Harry Potter, the first 100 pages

Okay, I admit it, I advance-ordered Harry Potter and the Half-Blood Prince from Amazon, and, as promised, Amazon had UPS deliver my copy first thing Saturday morning, the day of the long-awaited novel’s release.

I have serious mixed feelings about the Potter series. I’ve read all the books–twice, even–so it’s obvious that they bring me pleasure. Yet, the books are definitely flawed. The first several had too rigid a structure, the narrative lines following the school schedule of Hogwarts: beginning in the late summer with the predictably awful Dursleys torturing Harry, ending the following summer with Harry’s return to their wretched house, and in between there are midterms, Christmas breaks, and finals.

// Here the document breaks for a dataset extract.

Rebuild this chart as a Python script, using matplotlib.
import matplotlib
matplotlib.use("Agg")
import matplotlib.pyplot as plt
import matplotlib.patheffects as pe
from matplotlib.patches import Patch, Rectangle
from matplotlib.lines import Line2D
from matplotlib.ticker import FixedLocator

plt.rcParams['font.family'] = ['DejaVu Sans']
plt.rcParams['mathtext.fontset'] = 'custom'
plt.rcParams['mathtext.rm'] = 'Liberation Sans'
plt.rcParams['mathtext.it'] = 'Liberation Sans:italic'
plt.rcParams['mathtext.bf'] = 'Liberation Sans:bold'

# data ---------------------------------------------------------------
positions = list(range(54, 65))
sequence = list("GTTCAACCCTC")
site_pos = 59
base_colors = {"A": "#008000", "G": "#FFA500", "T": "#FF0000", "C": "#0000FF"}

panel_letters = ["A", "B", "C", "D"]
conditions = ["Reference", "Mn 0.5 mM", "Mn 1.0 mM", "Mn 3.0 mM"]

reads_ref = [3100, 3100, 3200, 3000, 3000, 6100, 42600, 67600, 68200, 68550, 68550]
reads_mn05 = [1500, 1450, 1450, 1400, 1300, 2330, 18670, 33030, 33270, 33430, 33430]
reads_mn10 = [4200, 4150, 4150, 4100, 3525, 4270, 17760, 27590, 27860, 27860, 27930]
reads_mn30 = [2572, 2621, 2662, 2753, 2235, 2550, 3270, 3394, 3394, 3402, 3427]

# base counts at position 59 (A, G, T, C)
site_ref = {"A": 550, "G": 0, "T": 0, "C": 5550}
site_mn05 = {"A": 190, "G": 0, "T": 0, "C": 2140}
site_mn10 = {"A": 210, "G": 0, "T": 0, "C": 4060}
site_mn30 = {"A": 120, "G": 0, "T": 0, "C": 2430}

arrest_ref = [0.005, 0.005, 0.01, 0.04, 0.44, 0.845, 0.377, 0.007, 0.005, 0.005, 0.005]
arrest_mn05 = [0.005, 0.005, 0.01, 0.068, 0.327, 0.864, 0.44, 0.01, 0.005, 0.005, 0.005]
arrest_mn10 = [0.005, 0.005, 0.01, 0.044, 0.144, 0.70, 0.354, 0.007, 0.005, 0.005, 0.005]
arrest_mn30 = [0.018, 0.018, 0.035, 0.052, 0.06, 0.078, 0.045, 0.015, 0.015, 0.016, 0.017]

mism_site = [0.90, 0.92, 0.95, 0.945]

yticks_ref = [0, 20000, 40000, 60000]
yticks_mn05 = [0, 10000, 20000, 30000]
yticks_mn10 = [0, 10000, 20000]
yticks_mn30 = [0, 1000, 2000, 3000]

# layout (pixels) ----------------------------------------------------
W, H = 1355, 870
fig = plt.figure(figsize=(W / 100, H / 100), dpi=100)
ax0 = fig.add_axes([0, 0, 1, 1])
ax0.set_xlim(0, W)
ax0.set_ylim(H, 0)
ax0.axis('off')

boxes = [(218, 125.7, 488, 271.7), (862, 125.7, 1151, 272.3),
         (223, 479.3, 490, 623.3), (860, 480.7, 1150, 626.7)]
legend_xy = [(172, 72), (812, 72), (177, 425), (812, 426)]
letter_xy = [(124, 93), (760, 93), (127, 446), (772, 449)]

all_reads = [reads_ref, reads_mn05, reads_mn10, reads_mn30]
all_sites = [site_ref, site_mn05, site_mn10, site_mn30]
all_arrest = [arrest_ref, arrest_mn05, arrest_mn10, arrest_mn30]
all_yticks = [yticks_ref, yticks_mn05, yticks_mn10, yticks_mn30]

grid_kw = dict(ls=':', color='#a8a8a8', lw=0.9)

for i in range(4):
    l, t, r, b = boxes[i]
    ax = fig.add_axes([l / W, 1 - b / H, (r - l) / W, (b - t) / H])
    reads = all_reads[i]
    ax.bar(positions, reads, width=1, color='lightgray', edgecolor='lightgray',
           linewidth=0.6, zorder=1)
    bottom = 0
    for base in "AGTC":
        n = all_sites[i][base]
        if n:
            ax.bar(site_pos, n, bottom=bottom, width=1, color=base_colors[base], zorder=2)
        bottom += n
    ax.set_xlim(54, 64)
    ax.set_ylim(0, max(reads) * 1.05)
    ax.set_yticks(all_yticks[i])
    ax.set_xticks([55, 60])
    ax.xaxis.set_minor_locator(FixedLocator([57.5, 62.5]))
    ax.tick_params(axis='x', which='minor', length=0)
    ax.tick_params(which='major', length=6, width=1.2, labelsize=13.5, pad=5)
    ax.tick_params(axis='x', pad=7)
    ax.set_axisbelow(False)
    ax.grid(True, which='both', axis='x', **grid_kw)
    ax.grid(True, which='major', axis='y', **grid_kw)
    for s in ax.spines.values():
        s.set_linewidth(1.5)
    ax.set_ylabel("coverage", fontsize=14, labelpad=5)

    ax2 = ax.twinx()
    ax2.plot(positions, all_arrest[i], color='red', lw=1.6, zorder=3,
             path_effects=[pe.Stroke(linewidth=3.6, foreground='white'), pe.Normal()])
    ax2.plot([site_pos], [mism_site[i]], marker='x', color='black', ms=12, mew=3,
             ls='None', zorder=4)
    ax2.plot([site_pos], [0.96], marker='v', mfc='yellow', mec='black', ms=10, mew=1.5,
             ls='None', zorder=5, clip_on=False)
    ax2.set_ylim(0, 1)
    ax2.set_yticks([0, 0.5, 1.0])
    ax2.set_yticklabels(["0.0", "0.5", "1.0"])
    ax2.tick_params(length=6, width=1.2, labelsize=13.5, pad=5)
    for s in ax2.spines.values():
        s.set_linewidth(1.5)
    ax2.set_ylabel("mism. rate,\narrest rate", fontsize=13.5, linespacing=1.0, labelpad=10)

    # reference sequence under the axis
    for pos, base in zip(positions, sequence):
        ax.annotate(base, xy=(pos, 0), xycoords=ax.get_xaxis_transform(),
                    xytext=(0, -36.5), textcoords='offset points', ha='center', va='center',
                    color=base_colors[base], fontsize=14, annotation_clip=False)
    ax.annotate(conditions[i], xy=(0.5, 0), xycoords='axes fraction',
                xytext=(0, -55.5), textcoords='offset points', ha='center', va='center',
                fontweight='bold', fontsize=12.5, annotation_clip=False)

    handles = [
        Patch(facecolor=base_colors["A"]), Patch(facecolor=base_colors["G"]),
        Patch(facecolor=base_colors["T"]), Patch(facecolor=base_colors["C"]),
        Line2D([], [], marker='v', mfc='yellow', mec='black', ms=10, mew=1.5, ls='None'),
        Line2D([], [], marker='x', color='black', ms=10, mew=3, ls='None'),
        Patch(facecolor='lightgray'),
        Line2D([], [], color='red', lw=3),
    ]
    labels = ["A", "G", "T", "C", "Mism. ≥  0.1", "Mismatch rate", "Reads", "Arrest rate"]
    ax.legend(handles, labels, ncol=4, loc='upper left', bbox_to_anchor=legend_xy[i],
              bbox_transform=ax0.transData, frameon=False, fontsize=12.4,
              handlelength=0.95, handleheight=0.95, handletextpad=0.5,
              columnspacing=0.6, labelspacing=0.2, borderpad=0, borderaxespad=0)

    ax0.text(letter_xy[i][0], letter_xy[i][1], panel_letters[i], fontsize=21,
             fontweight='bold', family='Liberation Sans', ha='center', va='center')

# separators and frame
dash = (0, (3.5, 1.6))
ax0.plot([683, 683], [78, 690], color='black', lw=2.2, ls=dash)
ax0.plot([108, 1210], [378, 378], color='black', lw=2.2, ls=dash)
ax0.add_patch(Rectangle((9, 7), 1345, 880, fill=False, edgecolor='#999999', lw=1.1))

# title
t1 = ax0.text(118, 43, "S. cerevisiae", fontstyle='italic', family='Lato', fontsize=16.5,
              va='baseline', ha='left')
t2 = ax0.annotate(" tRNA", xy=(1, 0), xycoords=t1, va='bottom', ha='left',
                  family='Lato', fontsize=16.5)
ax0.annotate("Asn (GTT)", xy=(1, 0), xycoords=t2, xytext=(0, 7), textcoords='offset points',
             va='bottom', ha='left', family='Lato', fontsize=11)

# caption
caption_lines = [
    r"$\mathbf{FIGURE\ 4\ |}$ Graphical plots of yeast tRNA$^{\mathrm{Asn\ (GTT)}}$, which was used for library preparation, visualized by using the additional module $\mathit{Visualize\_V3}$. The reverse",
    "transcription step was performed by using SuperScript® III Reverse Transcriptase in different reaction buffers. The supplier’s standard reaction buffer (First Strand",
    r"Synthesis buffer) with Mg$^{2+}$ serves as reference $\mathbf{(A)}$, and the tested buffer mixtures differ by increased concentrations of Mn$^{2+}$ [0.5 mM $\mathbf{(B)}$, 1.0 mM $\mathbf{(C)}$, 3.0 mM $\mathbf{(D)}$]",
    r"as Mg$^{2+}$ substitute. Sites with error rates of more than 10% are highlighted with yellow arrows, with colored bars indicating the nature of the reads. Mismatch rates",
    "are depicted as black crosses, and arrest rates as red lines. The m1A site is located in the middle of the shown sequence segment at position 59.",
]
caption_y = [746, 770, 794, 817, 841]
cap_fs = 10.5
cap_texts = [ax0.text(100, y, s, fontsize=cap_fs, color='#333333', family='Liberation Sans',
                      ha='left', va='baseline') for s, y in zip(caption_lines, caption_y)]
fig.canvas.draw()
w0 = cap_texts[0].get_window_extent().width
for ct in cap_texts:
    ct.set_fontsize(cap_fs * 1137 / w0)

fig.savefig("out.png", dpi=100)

As a result, the first three books seemed to me a bit repetitive.

I’ve read the first hundred pages or so of the new novel, and I have to say that so far, it’s moving along at a slow crawl. Unlike The Order of the Phoenix, in which Harry was tormented by Dementors very early in the novel, even before he left the Dursleys, nothing dangerous has happened yet–at least to Harry and his friends. Just a lot of hints of danger, happening on the sidelines.

I know that all the headlines are saying this is the darkest book yet, so I should suspend judgment until I get farther in the book.

Which brings me to another point. In the past, I’ve essentially devoured the novels. They’re easy reads and I usually finished them within 48 hours. In the past I couldn’t make any claims about my impression of the first hundred pages, simply because I read them so quickly that by the time I stopped to assess things, I was already deep, deep, deep, into the novel, maybe even finished. Now, because of work and family and other circumstances, I’m going to have to dip in and out The Half-Blood Prince. So I’ll have much more time between readings to reflect on what’s going on. And in this case, what’s going on, so far, is almost nothing.